Bei Aldi gehörte es bislang jedenfalls zur Kernphilosophie, dass man
alle seine Waren stets zum Angebotspreis darbietet.
So war ich dann sehr
erstaunt, als ich mir am Ende des Einkaufstages dort ein gekühltes
Bier und einen Snack geholt habe und an der Kasse zwei Mal nachfragen
musste, weil der angezeigte Preis nicht mit dem übereinstimmte, was
die Kassiererin von mir verlangte. Was ich zunächst für einen
coronamaskenbedingtes Problem im Hörenverstehen hielt, stellte sich
dann jedoch heraus als Aktion, bei der Aldi jenseits der niedrigen
Mehrwertsteuer noch einmal einen Kassenrabatt oben drauf gibt. Das
hätte ich nicht erwartet. Nicht bei Aldi.
Was ich damit sagen
will ist, dass ich bei der Einkaufsrunde so viel Geld gespart habe,
dass es mir Angst gemacht hat. Ich wünschte, ich hätte meine
Krisenerfahrung bereits gemacht.
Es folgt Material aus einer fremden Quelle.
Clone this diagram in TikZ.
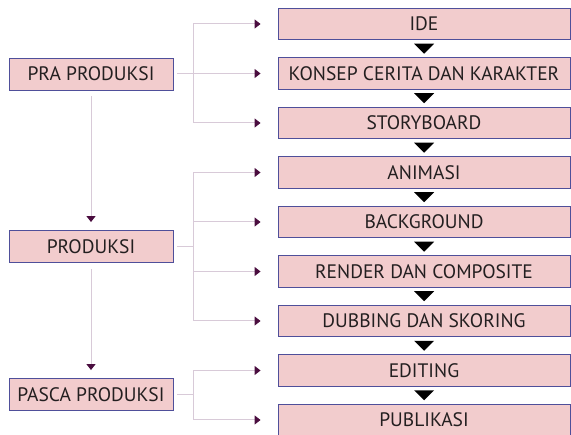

Denn die Deflation, vor der viele
warnten, hat uns voll im Griff. Jetzt müssen wir nur noch warten,
bis die Geschäfte alle leer gekauft und abgewickelt sind, und sich
die Regierung spontan zur „Ankurbelung der Konjunktur“
entschließt und ein BGE einführt.
Abschließen möchte
ich dennoch mit einer guten Nachricht, die ich aus dem ebenso
besuchten Kaufland berichten kann. Deren Schmelzkäsescheiben
sind neuerdings in Karton eingepackt und nicht mehr in einer zweiten
Plastikschicht. Umweltfreundlich UND leichter zu öffnen in einem.
Wenn das mal keine gute Nachricht ist. Ich finde jedenfalls: Gute Arbeit, Kaufland!